Yes, the rewrite is a bummer. Thank goodness for open source.
S.Lott
See my answer that takes this approach one step further: http://stackoverflow.com/questions/297345/create-a-zip-file-from-a-generator-in-python/2734156#2734156
haridsv
+4  A: 

I took Chris B.'s answer and created a complete solution. Here it is in case anyone else is interested:

import os
import threading
from zipfile import *
import zlib, binascii, struct

class ZipEntryWriter(threading.Thread):
    def __init__(self, zf, zinfo, fileobj):
        self.zf = zf
        self.zinfo = zinfo
        self.fileobj = fileobj

        zinfo.file_size = 0
        zinfo.flag_bits = 0x00
        zinfo.header_offset = zf.fp.tell()

        zf._writecheck(zinfo)
        zf._didModify = True

        zinfo.CRC = 0
        zinfo.compress_size = compress_size = 0
        zf.fp.write(zinfo.FileHeader())

        super(ZipEntryWriter, self).__init__()

    def run(self):
        zinfo = self.zinfo
        zf = self.zf
        file_size = 0
        CRC = 0

        if zinfo.compress_type == ZIP_DEFLATED:
            cmpr = zlib.compressobj(zlib.Z_DEFAULT_COMPRESSION, zlib.DEFLATED, -15)
        else:
            cmpr = None
        while True:
            buf = self.fileobj.read(1024 * 8)
            if not buf:
                self.fileobj.close()
                break

            file_size = file_size + len(buf)
            CRC = binascii.crc32(buf, CRC)
            if cmpr:
                buf = cmpr.compress(buf)
                compress_size = compress_size + len(buf)

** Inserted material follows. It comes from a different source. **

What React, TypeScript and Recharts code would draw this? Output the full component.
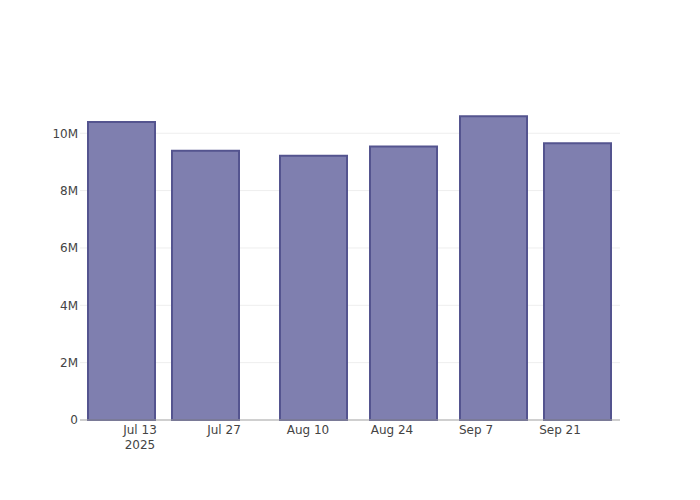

            zf.fp.write(buf)

        if cmpr:
            buf = cmpr.flush()
            compress_size = compress_size + len(buf)
            zf.fp.write(buf)
            zinfo.compress_size = compress_size
        else:
            zinfo.compress_size = file_size

        zinfo.CRC = CRC
        zinfo.file_size = file_size

        position = zf.fp.tell()
        zf.fp.seek(zinfo.header_offset + 14, 0)
        zf.fp.write(struct.pack("<lLL", zinfo.CRC, zinfo.compress_size, zinfo.file_size))
        zf.fp.seek(position, 0)
        zf.filelist.append(zinfo)
        zf.NameToInfo[zinfo.filename] = zinfo

class EnhZipFile(ZipFile, object):

    def _current_writer(self):
        return hasattr(self, 'cur_writer') and self.cur_writer or None

    def assert_no_current_writer(self):
        cur_writer = self._current_writer()
        if cur_writer and cur_writer.isAlive():
            raise ValueError('An entry is already started for name: %s' % cur_write.zinfo.filename)

    def write(self, filename, arcname=None, compress_type=None):
        self.assert_no_current_writer()
        super(EnhZipFile, self).write(filename, arcname, compress_type)

    def writestr(self, zinfo_or_arcname, bytes):
        self.assert_no_current_writer()
        super(EnhZipFile, self).writestr(zinfo_or_arcname, bytes)

    def close(self):
        self.finish_entry()
        super(EnhZipFile, self).close()

    def start_entry(self, zipinfo):
        """
        Start writing a new entry with the specified ZipInfo and return a
        file like object. Any data written to the file like object is
        read by a background thread and written directly to the zip file.
        Make sure to close the returned file object, before closing the
        zipfile, or the close() would end up hanging indefinitely.

        Only one entry can be open at any time. If multiple entries need to
        be written, make sure to call finish_entry() before calling any of
        these methods:
        - start_entry
        - write
        - writestr
        It is not necessary to explicitly call finish_entry() before closing
        zipfile.

        Example:
            zf = EnhZipFile('tmp.zip', 'w')
            w = zf.start_entry(ZipInfo('t.txt'))
            w.write("some text")
            w.close()
            zf.close()
        """
        self.assert_no_current_writer()
        r, w = os.pipe()
        self.cur_writer = ZipEntryWriter(self, zipinfo, os.fdopen(r, 'r'))
        self.cur_writer.start()
        return os.fdopen(w, 'w')

    def finish_entry(self, timeout=None):
        """
        Ensure that the ZipEntry that is currently being written is finished.
        Joins on any background thread to exit. It is safe to call this method
        multiple times.
        """
        cur_writer = self._current_writer()
        if not cur_writer or not cur_writer.isAlive():
            return
        cur_writer.join(timeout)

if __name__ == "__main__":
    zf = EnhZipFile('c:/tmp/t.zip', 'w')
    import time
    w = zf.start_entry(ZipInfo('t.txt', time.localtime()[:6]))
    w.write("Line1\n")
    w.write("Line2\n")
    w.close()
    zf.finish_entry()
    w = zf.start_entry(ZipInfo('p.txt', time.localtime()[:6]))
    w.write("Some text\n")
    w.close()
    zf.close()
haridsv